The position of director of the National Cyber Security Centre (NCSC), which had been vacant for a protracted period, has been filled.

Richard Browne, who has been the NCSC's acting director since July of last year, has been appointed to the role following an international competition.

Prior to becoming acting director, Mr Browne was the organisation’s deputy director, and has worked with the centre since 2014.

"Richard is an extremely highly qualified and high calibre professional," said Minister for the Environment, Climate and Communications, Eamon Ryan.

"He will bring his vast experience, to continue his work in building and leading the NCSC. Under his lead, the NCSC will further develop its operational capacity and expertise, and support the development of the policy and legislative framework relating to cyber security in the State."

Last year the Government came under fire because it was claimed that the NCSC had been under resourced and because the director role had gone unfilled for an extended period of time.

One of the reasons cited for why the role had not been filled was because the salary on offer was too low compared to private sector norms.

In July the Government said that the director role was to be re-advertised with a salary of €184,000 to reflect the scale and importance of the role and to attract experienced candidates.

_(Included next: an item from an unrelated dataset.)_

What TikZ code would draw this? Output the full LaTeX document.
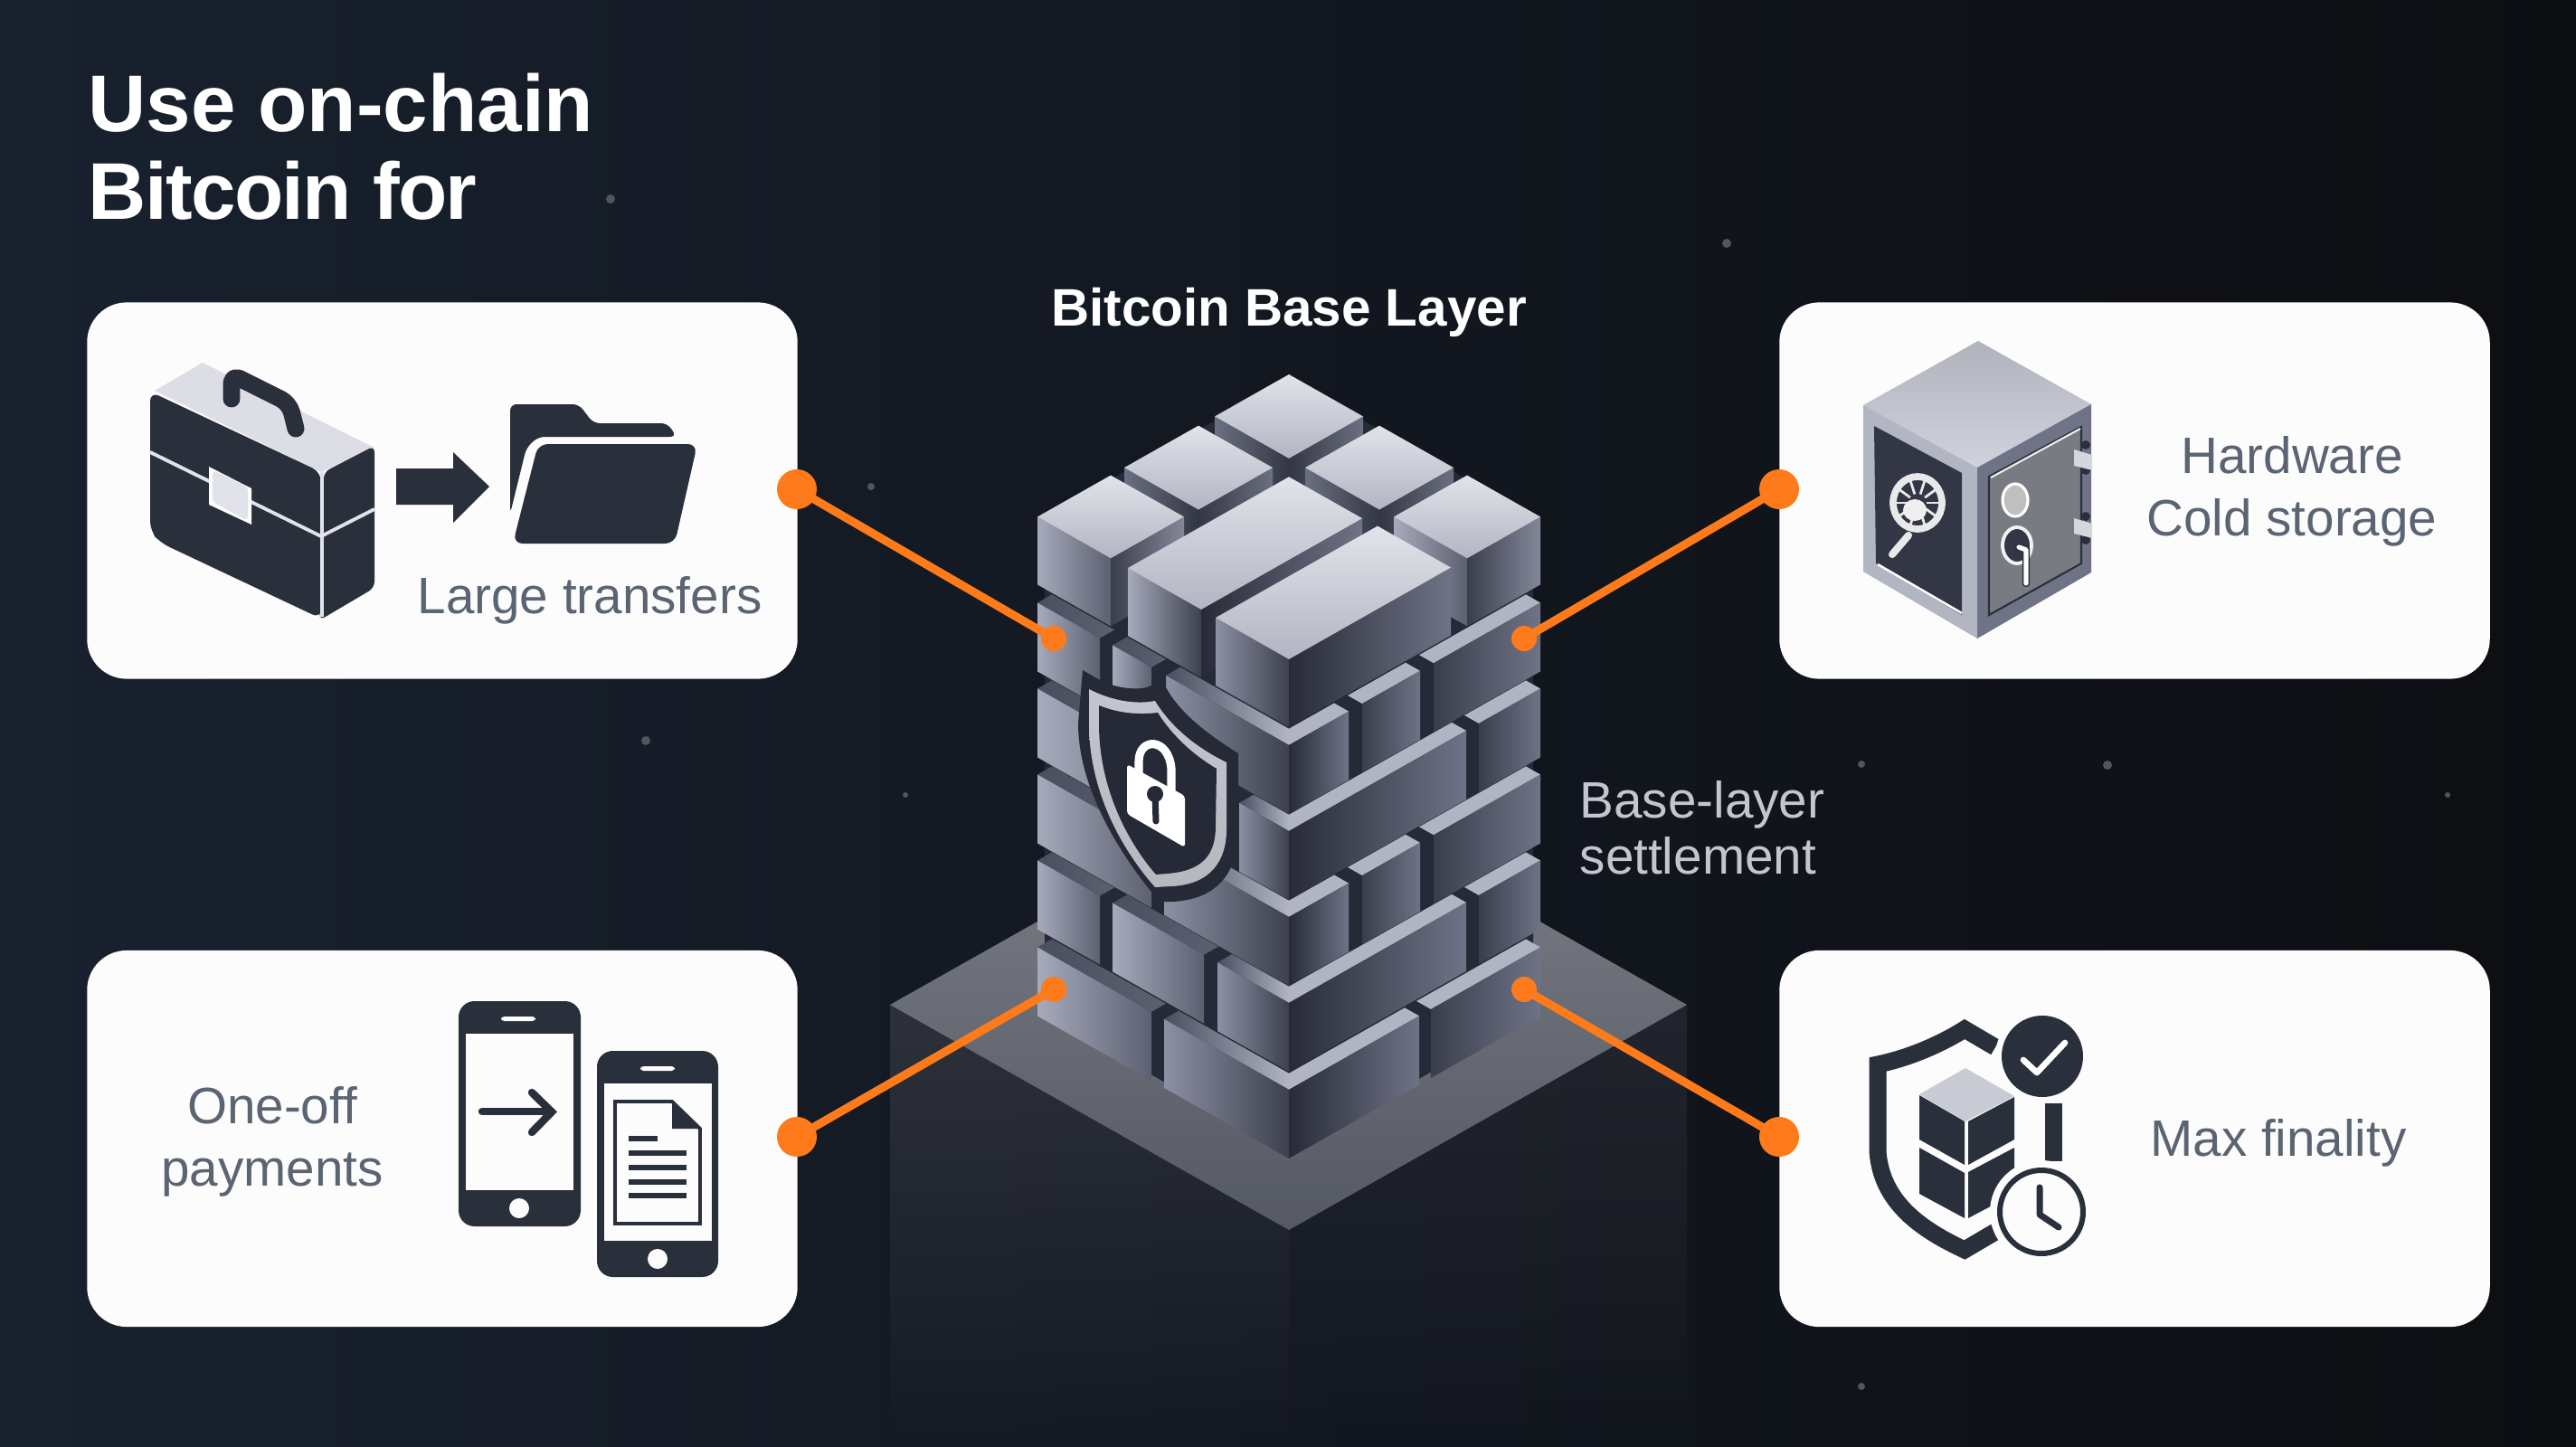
\documentclass[tikz,border=0pt]{standalone}
\usepackage{fontspec}
\setmainfont{Liberation Sans}
\usetikzlibrary{fadings}
\definecolor{bgA}{HTML}{18212E}
\definecolor{bgB}{HTML}{13171F}
\definecolor{bgC}{HTML}{0D0E12}
\definecolor{back}{HTML}{262A37}
\definecolor{ink}{HTML}{2A2F3C}
\definecolor{cardc}{HTML}{FCFCFC}
\definecolor{orng}{HTML}{FF7A1A}
\definecolor{labelc}{HTML}{5B6472}
\definecolor{topA}{HTML}{E2E3EA}
\definecolor{topB}{HTML}{B2B5C2}
\definecolor{ledgeL}{HTML}{B0B4C3}
\definecolor{ledgeD}{HTML}{4A4F60}
\definecolor{ledgeM}{HTML}{5C6172}
\definecolor{lfA}{HTML}{A6AABB}
\definecolor{lfB}{HTML}{5C6071}
\definecolor{lfC}{HTML}{8C90A3}
\definecolor{lfD}{HTML}{3D404D}
\definecolor{rfA}{HTML}{282B37}
\definecolor{rfB}{HTML}{6F7386}
\definecolor{rfC}{HTML}{3A3E4C}
\definecolor{rfD}{HTML}{858899}
\definecolor{sbA}{HTML}{6B7080}
\definecolor{sbB}{HTML}{333644}
\definecolor{wallL}{HTML}{2E313A}
\definecolor{wallR}{HTML}{22252D}
\definecolor{platA}{HTML}{7E8187}
\definecolor{platB}{HTML}{555964}
\definecolor{speck}{HTML}{50555E}
\definecolor{silver}{HTML}{C4C6CF}
\definecolor{saftop}{HTML}{B0B3BC}
\definecolor{saftop2}{HTML}{D0D2DD}
\tikzfading[name=wallfade,top color=transparent!0,bottom color=transparent!100]
\tikzset{
  cardbox/.style={rectangle,draw=none,fill=cardc,rounded corners=12.5pt,minimum width=7.85cm,minimum height=4.16cm,inner sep=0pt},
  bigdot/.style={circle,fill=orng,minimum size=0.44cm,inner sep=0pt},
  smalldot/.style={circle,fill=orng,minimum size=0.28cm,inner sep=0pt},
  conn/.style={draw=orng,line width=2.6pt},
  lab/.style={text=labelc,inner sep=0pt,font=\fontsize{16.1}{19.6}\selectfont,align=center},
  thickink/.style={draw=ink,line cap=round,line join=round}
}
\newcommand{\Lbrick}[3]{%
  \shade[left color=ledgeD,right color=ledgeM] (#1,278,#3)--(#2,278,#3)--(#2,262,#3)--(#1,262,#3)--cycle;
  \shade[left color=lfA,right color=lfB] (#1,278,#3)--(#2,278,#3)--(#2,278,#3+76)--(#1,278,#3+76)--cycle;}
\newcommand{\Rbrick}[3]{%
  \fill[ledgeL] (278,#2,#3)--(278,#1,#3)--(262,#1,#3)--(262,#2,#3)--cycle;
  \shade[left color=rfC,right color=rfB] (278,#2,#3)--(278,#1,#3)--(278,#1,#3+76)--(278,#2,#3+76)--cycle;}
\newcommand{\Cbrick}[3]{%
  \shade[left color=ledgeD,right color=ledgeL] (#1,278,#3)--(278,278,#3)--(262,262,#3)--(#1,262,#3)--cycle;
  \fill[ledgeL] (278,278,#3)--(278,#2,#3)--(262,#2,#3)--(262,262,#3)--cycle;
  \shade[left color=lfC,right color=lfD] (#1,278,#3)--(278,278,#3)--(278,278,#3+76)--(#1,278,#3+76)--cycle;
  \shade[left color=rfA,right color=rfB] (278,278,#3)--(278,#2,#3)--(278,#2,#3+76)--(278,278,#3+76)--cycle;}
% top course box: u0 u1 v0 v1, colours of left face and right face
\newcommand{\Ibox}[8]{%
  \shade[left color=#5,right color=#6] (#1,#4,0)--(#2,#4,0)--(#2,#4,75)--(#1,#4,75)--cycle;
  \shade[left color=#7,right color=#8] (#2,#4,0)--(#2,#3,0)--(#2,#3,75)--(#2,#4,75)--cycle;
  \shade[top color=topA,bottom color=topB] (#1,#3,0)--(#2,#3,0)--(#2,#4,0)--(#1,#4,0)--cycle;}
\begin{document}
\begin{tikzpicture}[x=0.01cm,y=-0.01cm]
\useasboundingbox (0,0) rectangle (2848,1600);
\shade[left color=bgA,middle color=bgB,right color=bgC] (0,0) rectangle (2848,1600);
% specks
\foreach \px/\py/\pr in {675/220/5,1909/269/5,963/538/4,714/819/5,1001/879/3,2058/845/4,2330/846/5,2706/879/3,2058/1533/4}
  \fill[speck] (\px,\py) circle[radius=\pr];
% plinth
\fill[wallL,path fading=wallfade] (984,1111)--(1425,1360)--(1425,1600)--(984,1600)--cycle;
\fill[wallR,path fading=wallfade] (1425,1360)--(1865,1111)--(1865,1600)--(1425,1600)--cycle;
\shade[top color=platA,bottom color=platB] (1425,862)--(1865,1111)--(1425,1360)--(984,1111)--cycle;
% column
\begin{scope}[shift={(1425,414)},x={(0.01cm,-0.00566cm)},y={(-0.01cm,-0.00566cm)},z={(0cm,-0.01cm)}]
  \fill[back] (4,4,0)--(274,4,0)--(274,4,550)--(274,274,550)--(4,274,550)--(4,274,0)--cycle;
  % course 5
  \Lbrick{0}{126}{476}\Cbrick{140}{134}{476}\Rbrick{0}{121}{476}
  % course 4
  \Lbrick{0}{69}{380}\Lbrick{83}{184}{380}\Cbrick{199}{82}{380}\Rbrick{0}{68}{380}
  % course 3
  \Lbrick{0}{126}{285}\Cbrick{140}{212}{285}\Rbrick{133}{197}{285}\Rbrick{0}{118}{285}
  % course 2
  \Lbrick{0}{190}{190}\Cbrick{223}{82}{190}\Rbrick{0}{68}{190}
  % course 1
  \Lbrick{0}{69}{95}\Lbrick{83}{126}{95}\Cbrick{142}{212}{95}\Rbrick{133}{197}{95}\Rbrick{0}{118}{95}
  % top course
  \Ibox{0}{82}{0}{82}{sbA}{sbB}{sbB}{sbA}
  \Ibox{0}{82}{100}{182}{sbA}{sbB}{sbB}{sbA}
  \Ibox{100}{182}{0}{82}{sbA}{sbB}{sbB}{sbA}
  \Ibox{0}{81}{197}{278}{lfA}{lfB}{rfC}{rfD}
  \Ibox{197}{278}{0}{81}{lfA}{lfB}{rfC}{rfD}
  \Ibox{100}{181}{100}{278}{lfA}{lfD}{rfA}{rfB}
  \Ibox{197}{278}{99}{278}{lfC}{lfD}{rfA}{rfB}
\end{scope}
% shield on the column
\fill[ink!90!black] (1197,741)--(1216,752) .. controls (1235,762) and (1262,764) .. (1273,758)--(1289,747)--(1289,760) .. controls (1305,790) and (1340,815) .. (1369,833)--(1369,917) .. controls (1369,960) and (1350,995) .. (1295,997)--(1282,997) .. controls (1250,960) and (1192,880) .. (1192,800)--cycle;
\shade[top color=silver,bottom color=silver!80!gray] (1204,762) .. controls (1235,778) and (1262,778) .. (1277,775) .. controls (1295,805) and (1325,828) .. (1356,843)--(1356,917) .. controls (1356,950) and (1340,978) .. (1295,980)--(1277,981) .. controls (1245,945) and (1204,880) .. (1204,800)--cycle;
\fill[ink!90!black] (1215,780) .. controls (1240,790) and (1262,790) .. (1280,788) .. controls (1297,815) and (1320,835) .. (1345,850)--(1344,913) .. controls (1344,945) and (1330,963) .. (1290,966)--(1278,967) .. controls (1250,935) and (1215,875) .. (1215,800)--cycle;
\draw[white,line width=2.6pt] (1259,860)--(1259,842) .. controls (1259,815) and (1292,815) .. (1295,850)--(1295,880);
\fill[white,rounded corners=1pt] (1246,845)--(1310,880)--(1310,937)--(1246,900)--cycle;
\fill[ink!90!black] (1277,878) circle[radius=9];
\draw[ink!90!black,line width=2pt,line cap=round] (1277,880)--(1278,908);
% cards
\node[cardbox] (cardA) at (489,542.5) {};
\node[cardbox] (cardB) at (2360,542.5) {};
\node[cardbox] (cardC) at (489,1259) {};
\node[cardbox] (cardD) at (2360,1259) {};
% connectors
\node[bigdot] (a1) at (881,541) {};
\node[smalldot] (a2) at (1165,706) {};
\node[bigdot] (b1) at (1967,541) {};
\node[smalldot] (b2) at (1685,706) {};
\node[bigdot] (c1) at (881,1257) {};
\node[smalldot] (c2) at (1165,1094) {};
\node[bigdot] (d1) at (1967,1257) {};
\node[smalldot] (d2) at (1685,1094) {};
\draw[conn] (a1.center)--(a2.center);
\draw[conn] (b1.center)--(b2.center);
\draw[conn] (c1.center)--(c2.center);
\draw[conn] (d1.center)--(d2.center);
% briefcase
\fill[topA!95!gray] (224,401)--(171,432)--(355,522)--(414,495)--cycle;
\fill[ink,rounded corners=3pt] (166,433)--(355,522)--(355,684)--(177,600)--(166,587)--cycle;
\fill[ink,rounded corners=2pt] (358,522)--(414,493)--(414,650)--(353,686)--(358,600)--cycle;
\draw[topA,line width=1.1pt] (166,500)--(355,593)--(414,563);
\draw[topA,line width=1.1pt] (356,522)--(356,682);
\draw[ink,line width=5.4pt,line cap=round,line join=round,rounded corners=3pt] (256,441)--(256,414)--(320,446)--(327,474);
\fill[cardc] (231,516)--(278,540)--(278,580)--(231,558)--cycle;
\fill[topA,rounded corners=1.5pt] (235,520)--(274,538)--(274,576)--(235,555)--cycle;
% arrow
\fill[ink] (438,518)--(501,518)--(501,500)--(541,538)--(501,578)--(501,558)--(438,558)--cycle;
% folder
\fill[ink,rounded corners=2pt] (564,568)--(564,447)--(640,447)--(656,468)--(738,468)--(748,483)--(595,483)--(582,495)--cycle;
\fill[ink,rounded corners=3pt] (595,491)--(771,491)--(746,601)--(567,601)--cycle;
% safe
\shade[top color=saftop,bottom color=saftop2] (2187,377)--(2312,447)--(2186,517)--(2060,448)--cycle;
\fill[topB] (2060,448)--(2186,517)--(2186,706)--(2060,632)--cycle;
\fill[rfB] (2186,517)--(2312,447)--(2312,633)--(2186,706)--cycle;
\fill[sbB] (2072,471)--(2169,523)--(2169,680)--(2074,623)--cycle;
\draw[white,line width=0.7pt] (2076,624)--(2169,678);
\draw[ink,fill=gray!60!rfB,line width=0.6pt] (2199,527)--(2301,472)--(2301,623)--(2199,680)--cycle;
\draw[white!85!gray,line width=0.6pt] (2201,528)--(2300,474);
\draw[cardc!85!gray,line width=2.3pt,line cap=round] (2110,592)--(2092,613);
\begin{scope}[shift={(2120,556)}]
  \draw[cardc!85!gray,line width=2.2pt] (0,0) circle[x radius=27,y radius=29];
  \foreach \ang in {0,36,...,324} \draw[cardc!85!gray,line width=0.8pt] (\ang:10) -- (\ang:26);
  \fill[cardc!90!gray] (-3,8) circle[x radius=13,y radius=12];
\end{scope}
\draw[white,fill=gray!50,line width=0.9pt] (2228,553) ellipse[x radius=14,y radius=18];
\draw[white!90!gray,fill=sbB,line width=1.1pt] (2230,603) ellipse[x radius=16,y radius=20];
\draw[ink,line width=2.4pt,line cap=round,line join=round] (2232,605)--(2240,608)--(2240,645);
\draw[white,line width=1.5pt,line cap=round,line join=round] (2232,605)--(2240,608)--(2240,645);
\fill[ink] (2306,492) circle[radius=5];
\fill[ink] (2306,520) circle[radius=5];
\fill[ink] (2306,571) circle[radius=5];
\fill[ink] (2306,597) circle[radius=5];
\fill[silver!70!white] (2293,497)--(2313,503)--(2313,520)--(2293,515)--cycle;
\fill[silver!70!white] (2293,573)--(2313,579)--(2313,595)--(2293,590)--cycle;
% shield + block + check + clock
\draw[thickink,line width=5.4pt,line cap=butt,line join=miter] (2206,1158) -- (2172,1138) .. controls (2145,1155) and (2110,1170) .. (2076,1177) -- (2076,1273) .. controls (2080,1330) and (2125,1360) .. (2172,1382) -- (2206,1362);
\draw[ink,line width=5.4pt] (2270,1220) -- (2270,1284);
\fill[topB!70!white] (2173,1181)--(2227,1212)--(2173,1240)--(2122,1210)--cycle;
\fill[ink] (2122,1211)--(2172,1240)--(2172,1288)--(2122,1260)--cycle;
\fill[ink] (2176,1240)--(2227,1213)--(2227,1260)--(2176,1288)--cycle;
\fill[ink] (2122,1269)--(2172,1297)--(2172,1347)--(2122,1320)--cycle;
\fill[ink] (2176,1296)--(2227,1269)--(2227,1320)--(2176,1347)--cycle;
\fill[cardc] (2258,1168) circle[radius=52];
\fill[ink] (2258,1168) circle[radius=45];
\draw[white,line width=1.9pt,line cap=round,line join=round] (2237,1172)--(2252,1186)--(2283,1153);
\fill[cardc] (2257,1340) circle[radius=57];
\draw[ink,fill=cardc,line width=1.7pt] (2257,1340) circle[radius=46];
\draw[ink,line width=2pt,line cap=round,line join=round] (2255,1313)--(2255,1343)--(2276,1357);
% phones
\fill[ink,rounded corners=5pt] (507,1107) rectangle (642,1356);
\fill[cardc] (515,1143) rectangle (634,1316);
\fill[cardc,rounded corners=1pt] (554,1124) rectangle (592,1129);
\fill[cardc] (574,1336) circle[radius=11];
\draw[ink,line width=2.4pt,line cap=round,line join=round] (533,1229)--(610,1229);
\draw[ink,line width=2.4pt,line cap=round,line join=miter] (588,1208)--(610,1229.5)--(588,1252);
\fill[ink,rounded corners=5pt] (660,1162) rectangle (794,1412);
\fill[cardc] (668,1198) rectangle (787,1372);
\fill[cardc,rounded corners=1pt] (708,1179) rectangle (746,1184);
\fill[cardc] (727,1392) circle[radius=11];
\draw[ink,line width=1.1pt] (680,1218)--(743,1218)--(774,1248)--(774,1353)--(680,1353)--cycle;
\fill[ink] (743,1218)--(774,1248)--(743,1248)--cycle;
\foreach \ly/\lx in {1259/727,1275/759,1291/759,1307/759,1322/759}
  \draw[ink,line width=1.7pt] (695,\ly)--(\lx,\ly);
% texts
\node[anchor=west,inner sep=0pt,text=white,align=left,font=\fontsize{25.3}{27.45}\selectfont\bfseries] (title) at (97,162) {Use on-chain\\\addfontfeature{LetterSpace=-1.9}Bitcoin for};
\node[inner sep=0pt,text=white,font=\fontsize{16.6}{20}\selectfont\bfseries] (head) at (1425,345) {Bitcoin Base Layer};
\node[lab,anchor=base] (tA) at (652,678) {Large transfers};
\node[lab] (tB) at (2534,543) {Hardware\\Cold storage};
\node[lab] (tC) at (301,1262) {One-off\\payments};
\node[lab,anchor=base] (tD) at (2519,1278) {Max finality};
\node[inner sep=0pt,text=silver,align=left,font=\fontsize{16.1}{17.7}\selectfont] (tE) at (1882,915) {Base-layer\\settlement};
\end{tikzpicture}
\end{document}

It also said at the time that staff numbers would be doubled over 18 months, with up to 70 people expected to be working at the cyber defence agency within five years.

In May of last year the role of NCSC came into sharp focus when the HSE became the subject of a ransomware attack.

The infiltration paralysed systems and caused huge disruption across the health service.

The NCSC is also to be given a single secure HQ within the Department of Communications new headquarters in Beggars Bush in Dublin.